• STATED GOAL
Make an exact copy of the data below, leaving out every picture.

• RECORDED DATA

------------

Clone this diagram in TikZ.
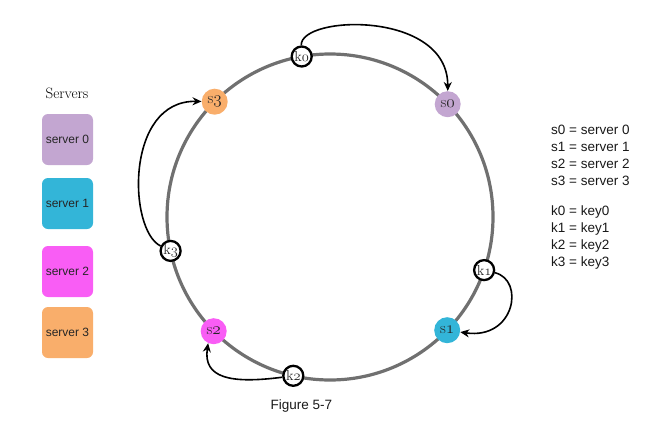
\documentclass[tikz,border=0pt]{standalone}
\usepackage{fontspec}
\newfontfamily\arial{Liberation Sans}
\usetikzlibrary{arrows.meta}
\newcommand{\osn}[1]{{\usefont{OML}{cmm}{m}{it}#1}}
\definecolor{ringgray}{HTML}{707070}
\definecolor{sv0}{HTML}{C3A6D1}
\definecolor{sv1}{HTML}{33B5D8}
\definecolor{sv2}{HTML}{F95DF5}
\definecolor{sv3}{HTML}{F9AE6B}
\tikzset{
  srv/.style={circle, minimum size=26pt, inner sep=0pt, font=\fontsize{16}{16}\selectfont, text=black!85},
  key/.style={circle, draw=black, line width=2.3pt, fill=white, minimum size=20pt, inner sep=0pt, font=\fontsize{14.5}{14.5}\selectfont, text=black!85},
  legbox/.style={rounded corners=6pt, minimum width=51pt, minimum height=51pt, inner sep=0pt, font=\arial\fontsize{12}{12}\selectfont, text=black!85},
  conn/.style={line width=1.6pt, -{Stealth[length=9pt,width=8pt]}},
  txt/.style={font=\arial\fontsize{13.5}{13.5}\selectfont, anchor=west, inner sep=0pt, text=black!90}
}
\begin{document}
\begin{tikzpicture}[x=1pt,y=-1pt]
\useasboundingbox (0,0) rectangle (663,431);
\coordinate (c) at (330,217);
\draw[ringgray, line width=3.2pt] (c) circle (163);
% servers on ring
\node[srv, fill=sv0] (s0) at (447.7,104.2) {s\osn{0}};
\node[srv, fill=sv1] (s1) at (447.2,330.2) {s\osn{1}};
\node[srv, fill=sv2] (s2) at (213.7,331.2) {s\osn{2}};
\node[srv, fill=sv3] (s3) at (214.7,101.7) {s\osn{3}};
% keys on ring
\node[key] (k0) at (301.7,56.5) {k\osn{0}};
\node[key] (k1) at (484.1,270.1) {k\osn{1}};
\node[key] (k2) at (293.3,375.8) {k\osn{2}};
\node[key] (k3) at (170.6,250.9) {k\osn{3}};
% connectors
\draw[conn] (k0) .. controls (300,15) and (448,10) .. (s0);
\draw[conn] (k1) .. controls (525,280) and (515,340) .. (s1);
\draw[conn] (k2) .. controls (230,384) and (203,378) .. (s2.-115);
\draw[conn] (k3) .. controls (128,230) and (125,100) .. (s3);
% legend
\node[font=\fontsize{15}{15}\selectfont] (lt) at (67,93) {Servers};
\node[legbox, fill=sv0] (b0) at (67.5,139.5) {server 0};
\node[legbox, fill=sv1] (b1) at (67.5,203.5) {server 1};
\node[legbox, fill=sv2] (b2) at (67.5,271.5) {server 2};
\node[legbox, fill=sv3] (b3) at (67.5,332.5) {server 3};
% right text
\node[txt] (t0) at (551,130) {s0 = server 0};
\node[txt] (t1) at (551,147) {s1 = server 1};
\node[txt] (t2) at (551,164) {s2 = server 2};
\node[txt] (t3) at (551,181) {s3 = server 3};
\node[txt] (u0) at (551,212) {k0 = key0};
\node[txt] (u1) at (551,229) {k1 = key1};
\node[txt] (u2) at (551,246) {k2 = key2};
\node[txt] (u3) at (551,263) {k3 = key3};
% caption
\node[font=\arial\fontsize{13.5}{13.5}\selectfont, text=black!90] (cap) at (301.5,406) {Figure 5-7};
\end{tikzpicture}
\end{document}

------------

• OUTPUT
Clone this diagram in TikZ.
\documentclass[tikz,border=0pt]{standalone}
\usepackage{fontspec}
\newfontfamily\arial{Liberation Sans}
\usetikzlibrary{arrows.meta}
\newcommand{\osn}[1]{{\usefont{OML}{cmm}{m}{it}#1}}
\definecolor{ringgray}{HTML}{707070}
\definecolor{sv0}{HTML}{C3A6D1}
\definecolor{sv1}{HTML}{33B5D8}
\definecolor{sv2}{HTML}{F95DF5}
\definecolor{sv3}{HTML}{F9AE6B}
\tikzset{
  srv/.style={circle, minimum size=26pt, inner sep=0pt, font=\fontsize{16}{16}\selectfont, text=black!85},
  key/.style={circle, draw=black, line width=2.3pt, fill=white, minimum size=20pt, inner sep=0pt, font=\fontsize{14.5}{14.5}\selectfont, text=black!85},
  legbox/.style={rounded corners=6pt, minimum width=51pt, minimum height=51pt, inner sep=0pt, font=\arial\fontsize{12}{12}\selectfont, text=black!85},
  conn/.style={line width=1.6pt, -{Stealth[length=9pt,width=8pt]}},
  txt/.style={font=\arial\fontsize{13.5}{13.5}\selectfont, anchor=west, inner sep=0pt, text=black!90}
}
\begin{document}
\begin{tikzpicture}[x=1pt,y=-1pt]
\useasboundingbox (0,0) rectangle (663,431);
\coordinate (c) at (330,217);
\draw[ringgray, line width=3.2pt] (c) circle (163);
% servers on ring
\node[srv, fill=sv0] (s0) at (447.7,104.2) {s\osn{0}};
\node[srv, fill=sv1] (s1) at (447.2,330.2) {s\osn{1}};
\node[srv, fill=sv2] (s2) at (213.7,331.2) {s\osn{2}};
\node[srv, fill=sv3] (s3) at (214.7,101.7) {s\osn{3}};
% keys on ring
\node[key] (k0) at (301.7,56.5) {k\osn{0}};
\node[key] (k1) at (484.1,270.1) {k\osn{1}};
\node[key] (k2) at (293.3,375.8) {k\osn{2}};
\node[key] (k3) at (170.6,250.9) {k\osn{3}};
% connectors
\draw[conn] (k0) .. controls (300,15) and (448,10) .. (s0);
\draw[conn] (k1) .. controls (525,280) and (515,340) .. (s1);
\draw[conn] (k2) .. controls (230,384) and (203,378) .. (s2.-115);
\draw[conn] (k3) .. controls (128,230) and (125,100) .. (s3);
% legend
\node[font=\fontsize{15}{15}\selectfont] (lt) at (67,93) {Servers};
\node[legbox, fill=sv0] (b0) at (67.5,139.5) {server 0};
\node[legbox, fill=sv1] (b1) at (67.5,203.5) {server 1};
\node[legbox, fill=sv2] (b2) at (67.5,271.5) {server 2};
\node[legbox, fill=sv3] (b3) at (67.5,332.5) {server 3};
% right text
\node[txt] (t0) at (551,130) {s0 = server 0};
\node[txt] (t1) at (551,147) {s1 = server 1};
\node[txt] (t2) at (551,164) {s2 = server 2};
\node[txt] (t3) at (551,181) {s3 = server 3};
\node[txt] (u0) at (551,212) {k0 = key0};
\node[txt] (u1) at (551,229) {k1 = key1};
\node[txt] (u2) at (551,246) {k2 = key2};
\node[txt] (u3) at (551,263) {k3 = key3};
% caption
\node[font=\arial\fontsize{13.5}{13.5}\selectfont, text=black!90] (cap) at (301.5,406) {Figure 5-7};
\end{tikzpicture}
\end{document}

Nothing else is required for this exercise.